It's Fed day!
The Federal Reserve is expect to raise rates by 0.25% this afternoon but what matters more is what Chairman Powell has to say at 2:30. In the last statement, the Fed eliminated a line from the March statement that said “the committee is monitoring inflation developments closely.” That seems to indicate they feel inflation is now at their 2% goal and clearly unemployment is below their goal so now the Fed must move to head off inflation pressure before it begins.
In fact, this morning's Producer Price Index is up 0.5%, miles above the 0.2% expected by leading economorons, who obviously do not shop where we shop or eat where we eat. This should bring the markets down from their perch and we can short the S&P (/ES) below the 2,790 line (with tight stops above) and, of course, the Nasdaq (/NQ) at 7,250 and the Russell (/TF) at 1,685 – all Sept contracts now (thanks Jeff!). Yes, we keep trying to short and it keeps failing but – ONE DAY!
There are already many signs of wage inflation.
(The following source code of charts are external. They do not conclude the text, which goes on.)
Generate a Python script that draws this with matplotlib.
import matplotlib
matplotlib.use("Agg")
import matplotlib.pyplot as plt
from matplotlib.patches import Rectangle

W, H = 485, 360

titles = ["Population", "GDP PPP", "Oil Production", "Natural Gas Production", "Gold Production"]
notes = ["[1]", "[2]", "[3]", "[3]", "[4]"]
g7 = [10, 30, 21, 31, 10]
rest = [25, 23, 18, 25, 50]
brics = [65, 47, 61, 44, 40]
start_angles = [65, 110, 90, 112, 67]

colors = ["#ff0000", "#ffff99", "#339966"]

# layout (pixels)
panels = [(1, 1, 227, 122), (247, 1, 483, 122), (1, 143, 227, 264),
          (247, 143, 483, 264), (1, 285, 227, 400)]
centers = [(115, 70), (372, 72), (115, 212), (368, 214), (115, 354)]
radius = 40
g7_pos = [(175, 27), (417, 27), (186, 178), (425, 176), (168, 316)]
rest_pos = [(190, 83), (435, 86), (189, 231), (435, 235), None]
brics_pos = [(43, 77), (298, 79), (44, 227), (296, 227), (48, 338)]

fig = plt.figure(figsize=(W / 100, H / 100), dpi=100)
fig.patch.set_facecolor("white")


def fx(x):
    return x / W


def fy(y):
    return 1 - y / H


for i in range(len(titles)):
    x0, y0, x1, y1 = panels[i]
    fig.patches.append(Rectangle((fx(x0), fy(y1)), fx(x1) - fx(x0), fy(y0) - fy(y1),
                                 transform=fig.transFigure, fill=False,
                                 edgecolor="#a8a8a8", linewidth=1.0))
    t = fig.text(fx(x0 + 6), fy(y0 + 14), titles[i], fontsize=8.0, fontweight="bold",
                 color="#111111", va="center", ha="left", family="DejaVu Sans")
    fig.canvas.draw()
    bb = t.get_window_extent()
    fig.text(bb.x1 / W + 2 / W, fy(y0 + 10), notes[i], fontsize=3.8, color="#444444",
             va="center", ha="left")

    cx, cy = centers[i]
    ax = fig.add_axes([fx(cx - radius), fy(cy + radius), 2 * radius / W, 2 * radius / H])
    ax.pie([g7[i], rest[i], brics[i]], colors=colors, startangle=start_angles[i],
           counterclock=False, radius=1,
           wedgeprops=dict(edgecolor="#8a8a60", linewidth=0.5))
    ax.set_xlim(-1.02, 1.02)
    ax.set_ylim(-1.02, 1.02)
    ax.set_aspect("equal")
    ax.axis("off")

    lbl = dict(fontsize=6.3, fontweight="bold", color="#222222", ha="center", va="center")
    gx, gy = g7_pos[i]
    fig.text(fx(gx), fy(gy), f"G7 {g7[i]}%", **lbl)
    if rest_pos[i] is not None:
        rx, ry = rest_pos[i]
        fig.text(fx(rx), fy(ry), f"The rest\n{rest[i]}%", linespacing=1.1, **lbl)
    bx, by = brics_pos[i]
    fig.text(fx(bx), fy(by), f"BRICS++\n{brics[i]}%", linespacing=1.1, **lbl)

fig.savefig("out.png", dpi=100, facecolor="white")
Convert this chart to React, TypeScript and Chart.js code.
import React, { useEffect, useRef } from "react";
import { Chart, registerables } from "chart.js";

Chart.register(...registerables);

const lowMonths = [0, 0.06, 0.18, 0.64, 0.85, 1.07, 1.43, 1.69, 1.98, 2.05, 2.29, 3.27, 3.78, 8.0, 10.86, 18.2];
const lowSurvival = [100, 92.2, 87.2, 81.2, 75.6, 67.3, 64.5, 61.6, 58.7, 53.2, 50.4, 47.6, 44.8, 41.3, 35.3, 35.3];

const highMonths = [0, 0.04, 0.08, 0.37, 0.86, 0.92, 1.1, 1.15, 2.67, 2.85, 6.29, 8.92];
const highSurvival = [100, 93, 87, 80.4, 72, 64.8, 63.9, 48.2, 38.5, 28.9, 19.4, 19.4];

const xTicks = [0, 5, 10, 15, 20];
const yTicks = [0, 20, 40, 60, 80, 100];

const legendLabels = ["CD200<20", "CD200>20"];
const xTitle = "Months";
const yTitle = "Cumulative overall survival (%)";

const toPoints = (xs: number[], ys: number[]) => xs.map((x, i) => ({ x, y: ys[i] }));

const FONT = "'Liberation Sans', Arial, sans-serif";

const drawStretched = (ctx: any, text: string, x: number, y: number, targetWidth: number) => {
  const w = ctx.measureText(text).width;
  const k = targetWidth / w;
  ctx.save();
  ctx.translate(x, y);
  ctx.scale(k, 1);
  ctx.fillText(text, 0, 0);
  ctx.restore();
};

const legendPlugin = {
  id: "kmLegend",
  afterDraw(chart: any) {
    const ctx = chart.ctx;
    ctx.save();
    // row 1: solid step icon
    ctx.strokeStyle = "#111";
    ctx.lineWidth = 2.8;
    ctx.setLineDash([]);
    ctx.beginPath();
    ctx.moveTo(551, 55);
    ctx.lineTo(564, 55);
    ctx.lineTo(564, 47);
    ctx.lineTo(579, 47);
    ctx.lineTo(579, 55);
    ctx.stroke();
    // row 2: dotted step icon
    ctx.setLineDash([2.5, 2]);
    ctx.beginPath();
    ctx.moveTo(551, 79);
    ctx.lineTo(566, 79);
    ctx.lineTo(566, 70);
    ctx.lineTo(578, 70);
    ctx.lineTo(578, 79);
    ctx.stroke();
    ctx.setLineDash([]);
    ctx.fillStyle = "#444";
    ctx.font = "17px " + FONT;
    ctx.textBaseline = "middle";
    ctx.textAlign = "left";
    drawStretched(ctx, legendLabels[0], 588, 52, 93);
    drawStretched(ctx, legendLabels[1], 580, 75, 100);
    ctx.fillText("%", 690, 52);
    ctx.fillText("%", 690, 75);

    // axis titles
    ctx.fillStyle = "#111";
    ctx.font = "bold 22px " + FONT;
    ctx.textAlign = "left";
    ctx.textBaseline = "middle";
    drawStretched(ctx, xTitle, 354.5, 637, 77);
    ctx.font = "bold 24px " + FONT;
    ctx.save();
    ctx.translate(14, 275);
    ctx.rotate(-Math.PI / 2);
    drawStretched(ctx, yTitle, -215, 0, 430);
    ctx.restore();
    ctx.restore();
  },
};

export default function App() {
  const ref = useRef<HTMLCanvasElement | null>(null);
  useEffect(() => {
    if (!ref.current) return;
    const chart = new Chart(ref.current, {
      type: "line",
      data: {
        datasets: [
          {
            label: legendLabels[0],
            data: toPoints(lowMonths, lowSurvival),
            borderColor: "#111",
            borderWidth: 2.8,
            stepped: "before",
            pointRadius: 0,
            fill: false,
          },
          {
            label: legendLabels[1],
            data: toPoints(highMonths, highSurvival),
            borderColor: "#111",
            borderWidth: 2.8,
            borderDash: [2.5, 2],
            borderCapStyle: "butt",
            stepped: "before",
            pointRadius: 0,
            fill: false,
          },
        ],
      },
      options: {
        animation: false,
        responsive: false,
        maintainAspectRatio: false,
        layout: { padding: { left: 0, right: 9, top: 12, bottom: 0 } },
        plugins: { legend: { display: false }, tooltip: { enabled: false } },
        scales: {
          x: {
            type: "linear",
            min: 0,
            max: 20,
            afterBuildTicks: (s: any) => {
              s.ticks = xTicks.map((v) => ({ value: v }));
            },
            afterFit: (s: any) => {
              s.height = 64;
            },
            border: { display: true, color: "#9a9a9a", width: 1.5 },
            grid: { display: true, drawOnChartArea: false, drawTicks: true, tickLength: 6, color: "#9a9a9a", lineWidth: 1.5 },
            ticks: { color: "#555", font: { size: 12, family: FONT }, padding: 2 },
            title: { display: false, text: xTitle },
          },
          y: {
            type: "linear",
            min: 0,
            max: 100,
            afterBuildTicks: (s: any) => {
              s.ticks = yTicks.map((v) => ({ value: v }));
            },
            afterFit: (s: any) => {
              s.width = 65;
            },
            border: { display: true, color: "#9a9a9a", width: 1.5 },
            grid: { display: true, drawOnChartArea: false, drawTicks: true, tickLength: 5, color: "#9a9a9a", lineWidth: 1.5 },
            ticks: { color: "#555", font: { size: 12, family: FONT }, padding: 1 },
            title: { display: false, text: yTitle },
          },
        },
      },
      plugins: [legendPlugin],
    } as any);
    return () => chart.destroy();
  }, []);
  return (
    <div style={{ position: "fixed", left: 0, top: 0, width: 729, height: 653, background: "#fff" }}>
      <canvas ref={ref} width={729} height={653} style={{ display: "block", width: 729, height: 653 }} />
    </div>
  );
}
The recent Beige Book indicated all regions were having a lot of hiring pressures and once employers have to start competing for employees by raising wages and benefits – that's a genie that's very hard to put back in the bottle. Wage inflation is bad for Corporate Profits and wages are about 30% of a Corporation's Operating Costs so a 10% increase in wages knocks 3% off earnings unless they raise prices – which adds to inflation and makes more workers demand higher wages….
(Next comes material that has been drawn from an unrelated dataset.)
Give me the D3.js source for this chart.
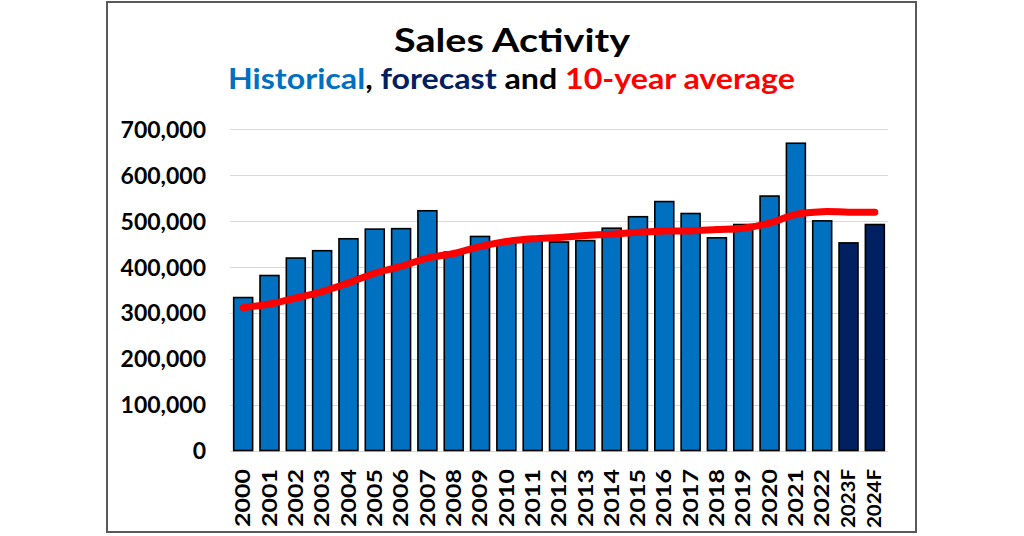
<!DOCTYPE html>
<html><head><meta charset="utf-8">
<script src="https://cdn.jsdelivr.net/npm/d3@7"></script>
<style>html,body{margin:0;padding:0;background:#fff;}svg{display:block;}</style>
</head><body>
<svg id="c" width="1024" height="536"></svg>
<script>
const categories = ["2000","2001","2002","2003","2004","2005","2006","2007","2008","2009","2010","2011","2012","2013","2014","2015","2016","2017","2018","2019","2020","2021","2022","2023F","2024F"];
const sales = [333000,381000,419000,435000,461000,482000,483000,522000,432000,466000,452000,457000,454000,457000,484000,509000,542000,516000,463000,492000,554000,669000,500000,452000,492000];
const forecastFlags = [0,0,0,0,0,0,0,0,0,0,0,0,0,0,0,0,0,0,0,0,0,0,0,1,1];
const tenYearAvg = [311000,319000,332000,346000,365000,386000,401000,419000,429000,444000,455000,461000,464000,468000,471000,475000,478000,478000,481000,484000,495000,514000,520000,519000,519000];
const yTicks = [0,100000,200000,300000,400000,500000,600000,700000];

const svg = d3.select("#c");
const F = "Lato, 'Open Sans', sans-serif";

svg.append("rect").attr("x",0).attr("y",0).attr("width",1024).attr("height",536).attr("fill","#fff");
svg.append("rect").attr("x",107).attr("y",2).attr("width",809).attr("height",530)
  .attr("fill","none").attr("stroke","#595959").attr("stroke-width",2);

const x = d3.scaleBand().domain(categories).range([230,888]).paddingInner(0.28).paddingOuter(0.14);
const y = d3.scaleLinear().domain([0,700000]).range([450.5,129]);

// gridlines
svg.append("g").selectAll("line").data(yTicks).join("line")
  .attr("x1",230).attr("x2",888)
  .attr("y1",d=>Math.round(y(d))+0.5).attr("y2",d=>Math.round(y(d))+0.5)
  .attr("stroke","#d9d9d9").attr("stroke-width",1);

// y axis labels
const yAxis = d3.axisLeft(y).tickValues(yTicks).tickSize(0).tickPadding(0)
  .tickFormat(d3.format(","));
const gy = svg.append("g").attr("transform","translate(206,0)").call(yAxis);
gy.select(".domain").remove();
gy.selectAll("text").attr("font-family",F).attr("font-weight","bold")
  .attr("font-size",23).attr("fill","#000").attr("dy","0.36em");

// bars
svg.append("g").selectAll("rect").data(categories).join("rect")
  .attr("x",d=>x(d)).attr("width",x.bandwidth())
  .attr("y",(d,i)=>y(sales[i])).attr("height",(d,i)=>y(0)-y(sales[i]))
  .attr("fill",(d,i)=>forecastFlags[i]?"#002060":"#0070c0")
  .attr("stroke","#000").attr("stroke-width",1.6);

// x labels
const xAxis = d3.axisBottom(x).tickSize(0).tickPadding(0);
const gx = svg.append("g").attr("transform","translate(0,469)").call(xAxis);
gx.select(".domain").remove();
gx.selectAll("text")
  .attr("font-family",F).attr("font-weight","bold").attr("fill","#000")
  .attr("font-size",d=>d.endsWith("F")?18:20)
  .attr("text-anchor","end")
  .attr("transform","rotate(-90)")
  .attr("x",0).attr("y",0).attr("dy","0.36em")
  .attr("textLength",d=>d.endsWith("F")?59:58)
  .attr("lengthAdjust","spacingAndGlyphs");

// 10-year average line
const line = d3.line().x((d,i)=>x(categories[i])+x.bandwidth()/2).y(d=>y(d))
  .curve(d3.curveCatmullRom.alpha(0.5));
svg.append("path").datum(tenYearAvg).attr("d",line)
  .attr("fill","none").attr("stroke","#ff0000").attr("stroke-width",7)
  .attr("stroke-linecap","round").attr("stroke-linejoin","round");

// title
svg.append("text").attr("x",512).attr("y",51.7).attr("text-anchor","middle")
  .attr("font-family",F).attr("font-weight","bold").attr("font-size",33).attr("fill","#000")
  .attr("textLength",236).attr("lengthAdjust","spacingAndGlyphs")
  .text("Sales Activity");

const sub = svg.append("text").attr("x",511.5).attr("y",89).attr("text-anchor","middle")
  .attr("font-family",F).attr("font-weight","bold").attr("font-size",29)
  .attr("textLength",567).attr("lengthAdjust","spacingAndGlyphs");
sub.append("tspan").attr("fill","#0070c0").text("Historical");
sub.append("tspan").attr("fill","#000").text(", ");
sub.append("tspan").attr("fill","#002060").text("forecast");
sub.append("tspan").attr("fill","#000").text(" and ");
sub.append("tspan").attr("fill","#ff0000").text("10-year average");
</script>
</body></html>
I remember working in the late 70s and early 80s when it was downright insulting if you didn't get a 5% annual raise just for doing your job 10% was fairly normal for doing a good job and when you took a job that started at $25,000, you fully expected to be making $50,000 in less than 5 years. That seems like a fantasy these days as it's been decades since the workers have been given a fair share of the profits.